What needs to be done
Begin with the line containing "Write a LaTeX" and end with the line containing "(0,0) rectangle (1161,882);". Give those lines again exactly, leaving out the images.

Exercise data
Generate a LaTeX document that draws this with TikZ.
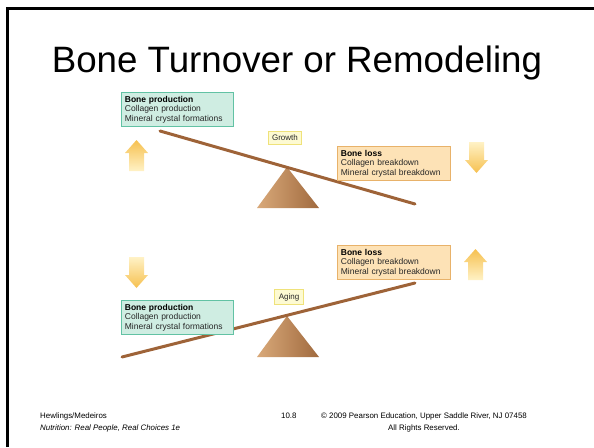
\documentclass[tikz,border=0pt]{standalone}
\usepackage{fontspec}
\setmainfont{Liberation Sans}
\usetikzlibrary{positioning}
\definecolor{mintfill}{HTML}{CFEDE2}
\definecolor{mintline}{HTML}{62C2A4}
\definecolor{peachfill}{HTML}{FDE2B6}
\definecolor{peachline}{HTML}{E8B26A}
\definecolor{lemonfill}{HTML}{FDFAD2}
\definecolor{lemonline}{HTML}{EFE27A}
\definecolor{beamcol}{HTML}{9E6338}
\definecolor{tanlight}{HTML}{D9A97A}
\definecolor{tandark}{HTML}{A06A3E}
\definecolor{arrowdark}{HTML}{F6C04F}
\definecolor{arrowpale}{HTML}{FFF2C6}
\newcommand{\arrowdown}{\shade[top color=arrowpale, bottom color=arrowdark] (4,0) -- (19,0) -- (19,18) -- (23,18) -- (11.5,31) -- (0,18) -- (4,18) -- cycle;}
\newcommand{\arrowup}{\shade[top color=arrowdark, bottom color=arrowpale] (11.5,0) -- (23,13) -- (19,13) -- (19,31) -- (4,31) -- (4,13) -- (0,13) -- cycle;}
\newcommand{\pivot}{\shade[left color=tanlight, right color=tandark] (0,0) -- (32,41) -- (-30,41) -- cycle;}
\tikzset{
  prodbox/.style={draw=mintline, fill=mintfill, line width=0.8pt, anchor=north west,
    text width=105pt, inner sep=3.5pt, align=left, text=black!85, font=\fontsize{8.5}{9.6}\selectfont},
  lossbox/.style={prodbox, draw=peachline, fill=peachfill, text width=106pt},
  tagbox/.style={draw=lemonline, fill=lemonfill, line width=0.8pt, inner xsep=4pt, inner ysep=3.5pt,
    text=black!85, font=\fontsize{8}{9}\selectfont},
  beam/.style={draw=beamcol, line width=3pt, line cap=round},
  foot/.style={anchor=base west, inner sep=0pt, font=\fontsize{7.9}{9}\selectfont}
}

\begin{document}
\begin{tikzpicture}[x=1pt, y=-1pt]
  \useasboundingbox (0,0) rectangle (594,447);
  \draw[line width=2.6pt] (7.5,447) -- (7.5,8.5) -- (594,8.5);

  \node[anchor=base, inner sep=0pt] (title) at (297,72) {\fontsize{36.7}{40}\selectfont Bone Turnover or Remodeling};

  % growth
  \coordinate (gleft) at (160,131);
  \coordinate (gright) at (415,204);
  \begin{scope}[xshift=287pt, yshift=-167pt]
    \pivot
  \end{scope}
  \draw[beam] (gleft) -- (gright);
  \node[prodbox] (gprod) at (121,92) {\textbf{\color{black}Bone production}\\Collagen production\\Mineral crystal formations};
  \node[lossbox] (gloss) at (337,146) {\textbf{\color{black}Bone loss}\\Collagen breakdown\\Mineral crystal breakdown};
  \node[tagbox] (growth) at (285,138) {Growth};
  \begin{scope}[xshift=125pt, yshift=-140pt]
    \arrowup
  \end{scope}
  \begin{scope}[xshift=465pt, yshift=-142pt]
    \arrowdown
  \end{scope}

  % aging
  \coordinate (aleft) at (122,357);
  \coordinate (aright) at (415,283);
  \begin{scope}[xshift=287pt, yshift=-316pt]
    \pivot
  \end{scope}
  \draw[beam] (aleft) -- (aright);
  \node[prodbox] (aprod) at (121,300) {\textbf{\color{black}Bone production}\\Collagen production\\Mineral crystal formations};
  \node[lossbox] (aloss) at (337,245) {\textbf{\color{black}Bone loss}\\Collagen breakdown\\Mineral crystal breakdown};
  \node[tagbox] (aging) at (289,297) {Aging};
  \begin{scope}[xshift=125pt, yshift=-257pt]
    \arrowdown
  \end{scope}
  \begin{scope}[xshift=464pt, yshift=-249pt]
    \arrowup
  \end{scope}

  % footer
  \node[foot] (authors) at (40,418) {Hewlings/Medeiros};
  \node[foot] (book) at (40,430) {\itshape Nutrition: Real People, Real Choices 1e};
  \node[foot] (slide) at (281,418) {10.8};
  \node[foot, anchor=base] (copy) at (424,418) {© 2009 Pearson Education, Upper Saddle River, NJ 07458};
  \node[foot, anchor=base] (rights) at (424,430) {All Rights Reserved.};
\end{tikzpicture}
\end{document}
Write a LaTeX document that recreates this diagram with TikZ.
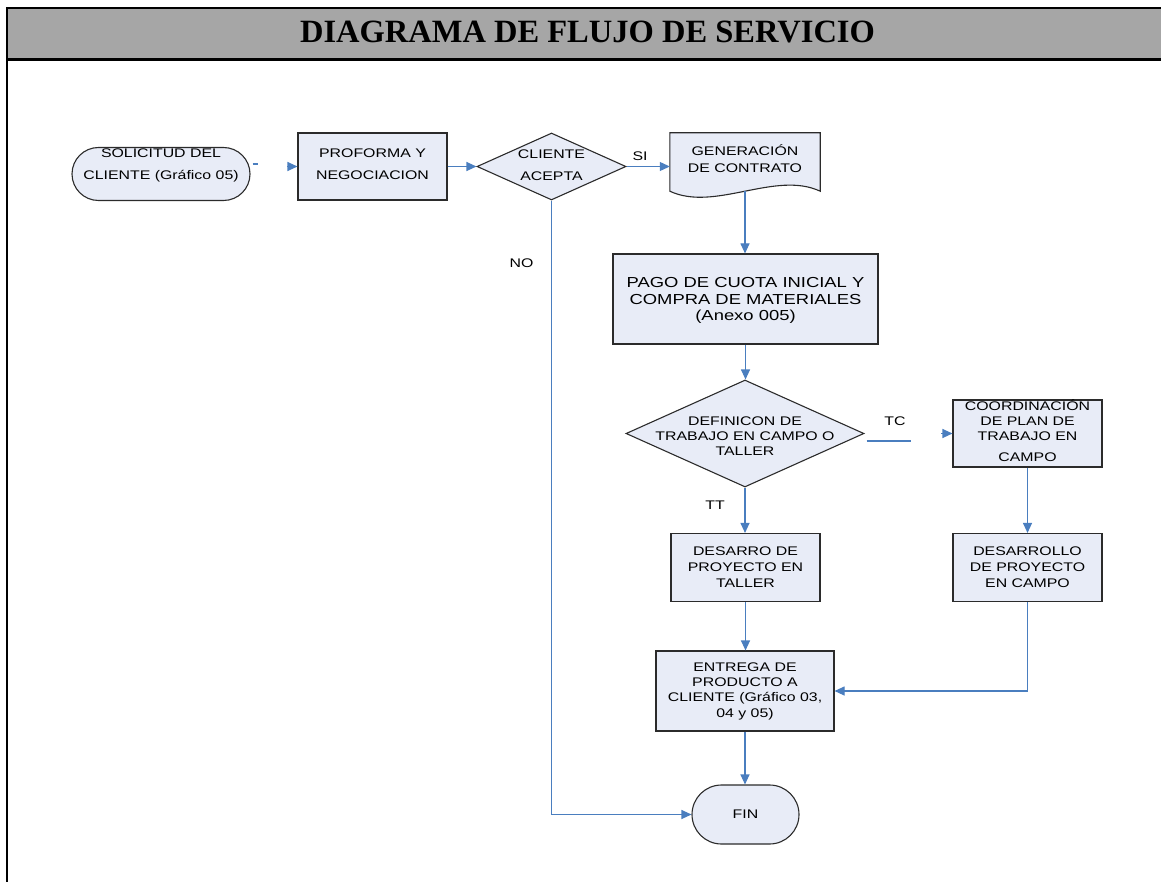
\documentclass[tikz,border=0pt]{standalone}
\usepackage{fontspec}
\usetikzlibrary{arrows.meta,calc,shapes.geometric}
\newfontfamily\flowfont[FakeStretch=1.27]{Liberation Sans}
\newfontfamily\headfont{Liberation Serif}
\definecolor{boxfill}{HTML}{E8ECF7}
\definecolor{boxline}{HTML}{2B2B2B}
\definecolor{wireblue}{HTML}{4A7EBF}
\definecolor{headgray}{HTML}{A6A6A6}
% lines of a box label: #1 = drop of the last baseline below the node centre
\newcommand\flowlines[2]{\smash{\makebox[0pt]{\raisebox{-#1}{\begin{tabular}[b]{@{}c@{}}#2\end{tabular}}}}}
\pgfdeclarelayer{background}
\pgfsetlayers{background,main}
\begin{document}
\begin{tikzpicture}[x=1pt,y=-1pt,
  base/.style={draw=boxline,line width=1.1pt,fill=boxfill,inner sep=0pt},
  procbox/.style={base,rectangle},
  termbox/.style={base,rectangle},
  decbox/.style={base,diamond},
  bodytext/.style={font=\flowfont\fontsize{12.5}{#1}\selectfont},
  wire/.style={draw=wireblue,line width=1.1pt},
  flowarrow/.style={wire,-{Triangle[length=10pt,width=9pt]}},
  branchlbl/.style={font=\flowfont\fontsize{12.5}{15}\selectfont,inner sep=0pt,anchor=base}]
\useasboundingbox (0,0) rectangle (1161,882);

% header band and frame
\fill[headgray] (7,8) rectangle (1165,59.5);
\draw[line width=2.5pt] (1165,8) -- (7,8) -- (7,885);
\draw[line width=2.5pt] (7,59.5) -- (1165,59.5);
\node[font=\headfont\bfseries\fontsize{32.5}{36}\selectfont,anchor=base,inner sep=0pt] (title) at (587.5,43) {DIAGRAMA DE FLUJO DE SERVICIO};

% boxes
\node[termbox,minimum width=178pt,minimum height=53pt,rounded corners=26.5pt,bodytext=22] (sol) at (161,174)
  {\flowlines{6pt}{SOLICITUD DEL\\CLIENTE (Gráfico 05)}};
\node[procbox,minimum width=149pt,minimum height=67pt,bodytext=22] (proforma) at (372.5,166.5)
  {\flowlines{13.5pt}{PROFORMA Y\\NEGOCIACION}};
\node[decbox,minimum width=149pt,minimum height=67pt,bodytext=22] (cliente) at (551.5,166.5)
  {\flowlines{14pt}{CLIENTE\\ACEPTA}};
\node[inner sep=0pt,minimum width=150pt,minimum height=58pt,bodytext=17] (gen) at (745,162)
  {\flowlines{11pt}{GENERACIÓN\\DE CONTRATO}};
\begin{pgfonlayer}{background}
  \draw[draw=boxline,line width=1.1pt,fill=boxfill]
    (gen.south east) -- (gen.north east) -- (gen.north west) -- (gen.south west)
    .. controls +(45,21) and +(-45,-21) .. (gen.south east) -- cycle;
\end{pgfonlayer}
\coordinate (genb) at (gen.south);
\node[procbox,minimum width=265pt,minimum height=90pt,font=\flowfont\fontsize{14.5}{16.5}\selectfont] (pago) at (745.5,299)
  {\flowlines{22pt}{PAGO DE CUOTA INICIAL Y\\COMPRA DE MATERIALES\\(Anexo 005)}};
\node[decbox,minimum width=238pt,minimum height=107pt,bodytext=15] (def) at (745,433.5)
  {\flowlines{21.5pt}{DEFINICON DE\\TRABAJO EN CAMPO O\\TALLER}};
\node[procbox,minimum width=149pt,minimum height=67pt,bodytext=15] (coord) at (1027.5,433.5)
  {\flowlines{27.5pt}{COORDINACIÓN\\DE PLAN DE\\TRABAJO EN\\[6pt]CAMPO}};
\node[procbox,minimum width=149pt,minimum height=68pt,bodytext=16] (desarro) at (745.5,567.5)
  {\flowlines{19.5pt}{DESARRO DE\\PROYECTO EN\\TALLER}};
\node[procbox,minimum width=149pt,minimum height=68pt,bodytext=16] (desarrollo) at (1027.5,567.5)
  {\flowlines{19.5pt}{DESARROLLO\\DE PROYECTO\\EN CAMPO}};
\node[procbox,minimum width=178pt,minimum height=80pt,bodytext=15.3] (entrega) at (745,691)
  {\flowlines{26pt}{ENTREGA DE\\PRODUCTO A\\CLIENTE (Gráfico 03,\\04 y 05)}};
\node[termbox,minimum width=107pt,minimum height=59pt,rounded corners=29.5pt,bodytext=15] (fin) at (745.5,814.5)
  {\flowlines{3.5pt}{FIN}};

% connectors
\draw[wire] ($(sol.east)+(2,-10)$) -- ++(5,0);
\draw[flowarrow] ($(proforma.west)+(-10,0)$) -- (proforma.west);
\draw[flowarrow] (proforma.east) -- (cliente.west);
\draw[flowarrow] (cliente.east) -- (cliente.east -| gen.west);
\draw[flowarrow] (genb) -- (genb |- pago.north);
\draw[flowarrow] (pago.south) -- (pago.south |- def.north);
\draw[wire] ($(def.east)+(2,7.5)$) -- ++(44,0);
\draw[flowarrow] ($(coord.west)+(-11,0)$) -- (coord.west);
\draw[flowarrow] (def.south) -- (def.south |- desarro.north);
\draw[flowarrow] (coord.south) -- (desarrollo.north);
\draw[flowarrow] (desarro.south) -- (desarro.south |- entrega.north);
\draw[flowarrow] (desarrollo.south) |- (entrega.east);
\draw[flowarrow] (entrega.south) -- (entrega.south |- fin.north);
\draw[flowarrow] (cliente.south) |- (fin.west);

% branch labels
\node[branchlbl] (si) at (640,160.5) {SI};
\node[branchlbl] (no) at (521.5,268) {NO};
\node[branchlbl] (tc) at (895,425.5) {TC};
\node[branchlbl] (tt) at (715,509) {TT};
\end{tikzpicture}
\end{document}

Task answer
Write a LaTeX document that recreates this diagram with TikZ.
\documentclass[tikz,border=0pt]{standalone}
\usepackage{fontspec}
\usetikzlibrary{arrows.meta,calc,shapes.geometric}
\newfontfamily\flowfont[FakeStretch=1.27]{Liberation Sans}
\newfontfamily\headfont{Liberation Serif}
\definecolor{boxfill}{HTML}{E8ECF7}
\definecolor{boxline}{HTML}{2B2B2B}
\definecolor{wireblue}{HTML}{4A7EBF}
\definecolor{headgray}{HTML}{A6A6A6}
% lines of a box label: #1 = drop of the last baseline below the node centre
\newcommand\flowlines[2]{\smash{\makebox[0pt]{\raisebox{-#1}{\begin{tabular}[b]{@{}c@{}}#2\end{tabular}}}}}
\pgfdeclarelayer{background}
\pgfsetlayers{background,main}
\begin{document}
\begin{tikzpicture}[x=1pt,y=-1pt,
  base/.style={draw=boxline,line width=1.1pt,fill=boxfill,inner sep=0pt},
  procbox/.style={base,rectangle},
  termbox/.style={base,rectangle},
  decbox/.style={base,diamond},
  bodytext/.style={font=\flowfont\fontsize{12.5}{#1}\selectfont},
  wire/.style={draw=wireblue,line width=1.1pt},
  flowarrow/.style={wire,-{Triangle[length=10pt,width=9pt]}},
  branchlbl/.style={font=\flowfont\fontsize{12.5}{15}\selectfont,inner sep=0pt,anchor=base}]
\useasboundingbox (0,0) rectangle (1161,882);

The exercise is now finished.